Depth and archetypal psychology maintain the idea of spirituality as being inner, inherent in the mind, or intrinsic to the psyche or soul. The Swiss psychiatrist Carl Jung (1875-1961), one of the greatest explorers of the human mind and a life-long student of world religions, both historical and cultural – is more than any other Western thinker in recent times associated with the search for inner spirituality. His thinking spans both modernism and postmodernism. English writer and broadcaster J.B Priestly (1894-1984), wrote of Jung in the Sunday Telegraph:

“He was on a giant scale…he was a master physician of the soul in his insights, a profound sage in his conclusions. He is also one of Western Man’s great liberators.”[ii]
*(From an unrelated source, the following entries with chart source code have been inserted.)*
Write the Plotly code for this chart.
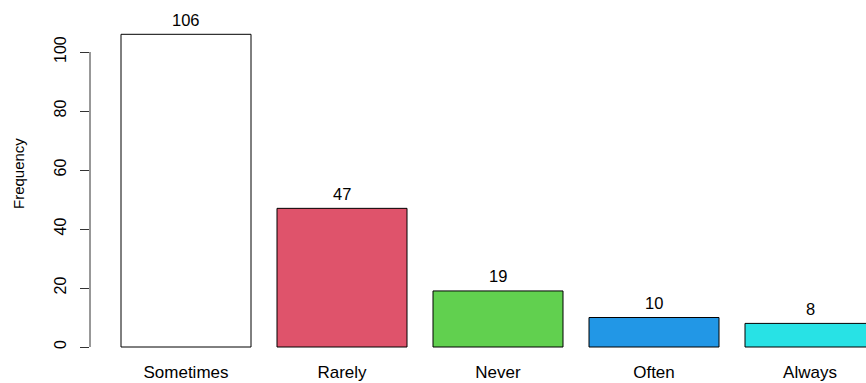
import plotly.graph_objects as go

categories = ["Sometimes", "Rarely", "Never", "Often", "Always"]
frequency = [106, 47, 19, 10, 8]
bar_colors = ["#FFFFFF", "#DF536B", "#61D04F", "#2297E6", "#28E2E5"]
y_ticks = [0, 20, 40, 60, 80, 100]

W, H = 866, 383
ml, mb = 90, 28
plot_h = H - mb
px_per_unit = 2.95
zero_px = 347
y_min = (zero_px - plot_h) / px_per_unit
y_max = zero_px / px_per_unit

font = "Liberation Sans, Arial, sans-serif"

fig = go.Figure()
fig.add_trace(go.Bar(
    x=categories, y=frequency,
    marker=dict(color=bar_colors, line=dict(color="#000000", width=1)),
    width=0.8333,
    hoverinfo="x+y",
))

for c, v in zip(categories, frequency):
    fig.add_annotation(x=c, y=v, text=str(v), showarrow=False,
                       xref="x", yref="y", yanchor="middle", yshift=14.5,
                       font=dict(family=font, size=16.5, color="#000"))

fig.add_annotation(text="Frequency", xref="paper", yref="paper",
                   x=(18 - ml) / (W - ml), y=1 - 174 / plot_h,
                   xanchor="center", yanchor="middle", textangle=-90,
                   showarrow=False, font=dict(family=font, size=15, color="#000"))

fig.add_shape(type="line", xref="paper", yref="y", x0=0, x1=0,
              y0=y_ticks[0], y1=y_ticks[-1], line=dict(color="#333", width=1))

fig.update_layout(
    width=W, height=H,
    margin=dict(l=ml, r=0, t=0, b=mb, autoexpand=False),
    plot_bgcolor="white", paper_bgcolor="white",
    showlegend=False,
    xaxis=dict(range=[(ml - 186) / 156, (W - 186) / 156], automargin=False,
               showline=False, showgrid=False, zeroline=False, ticks="",
               ticklabelstandoff=5,
               tickfont=dict(family=font, size=17, color="#000")),
    yaxis=dict(range=[y_min, y_max], tickvals=y_ticks, automargin=False,
               showline=False, showgrid=False, zeroline=False,
               ticks="outside", ticklen=9, tickcolor="#333",
               tickangle=-90, ticklabelstandoff=8,
               tickfont=dict(family=font, size=16, color="#000")),
)

fig.write_html("out.html")
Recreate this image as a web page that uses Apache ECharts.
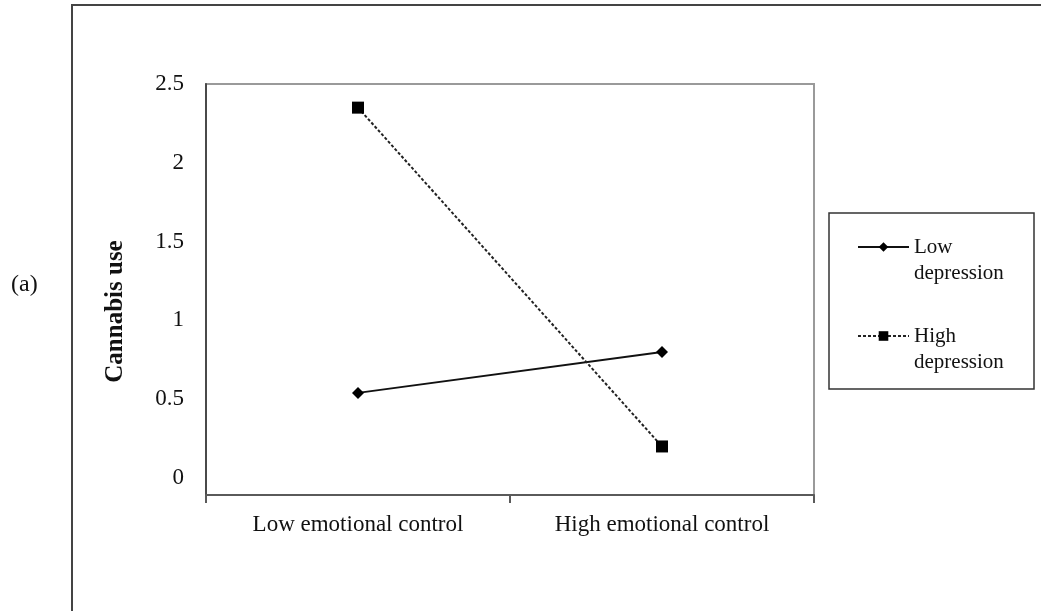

Perceiving ‘spirituality as intrinsic to the psyche’ is both a recent phenomenon as well as having its roots in antiquity. However it has never been a mainstream focus of religion in the monotheistic West – and it is outside the orthodox religious establishments that it is again being seriously considered. Donald Broadribb argues that ‘God’ is increasingly being seen in terms of inner experience and process.

“In line with the more introverted religious philosophies of the East to which many Westerners are turning, “God” has come to be understood more and more as an inner experience and less and less as an identifiable “object” existing apart from the individual.”[iii]

Both Jung and the Gnostics of the early Christian period saw spirituality as an intrinsic property of the psyche. Self-exploration at the deepest levels, both believed, leads to spiritual wakening. In fact, “a true spiritual experience may be one of the most basic drives in the psyche, and may even be an essential psychological need.”[iv] Curtis Smith summarises Jung’s view that “the human position is supreme, with the psyche and its realization serving as the basis of religious meaning.”[v] To realise the psyche is to realise one’s interconnectedness with all things:

“At the farthest reaches of the self-realization process the boundary between psyche and world blurs to the point of extinction, so that rather than an impenetrable wall separating psyche and world, psyche and world appear as points on a continuum, forming an indivisible whole. For Jung, therefore human existence is simultaneously universal and particular… to realize the self is to realize one’s interconnectedness with all things.”[vi]

For Jung all religious experience is psychic in origin. While he is arguably the twentieth century’s greatest thinker on religion and spirituality as grounded in the psyche, and hence of depth or imaginative psychology, he is not the only thinker to link spirituality with the psyche. Even Freud (1856-1939), who made a devastating critique of religion on the “manifest” level as illusion, was on the “latent” level preoccupied with religion as mystery deep within the psyche.[vii]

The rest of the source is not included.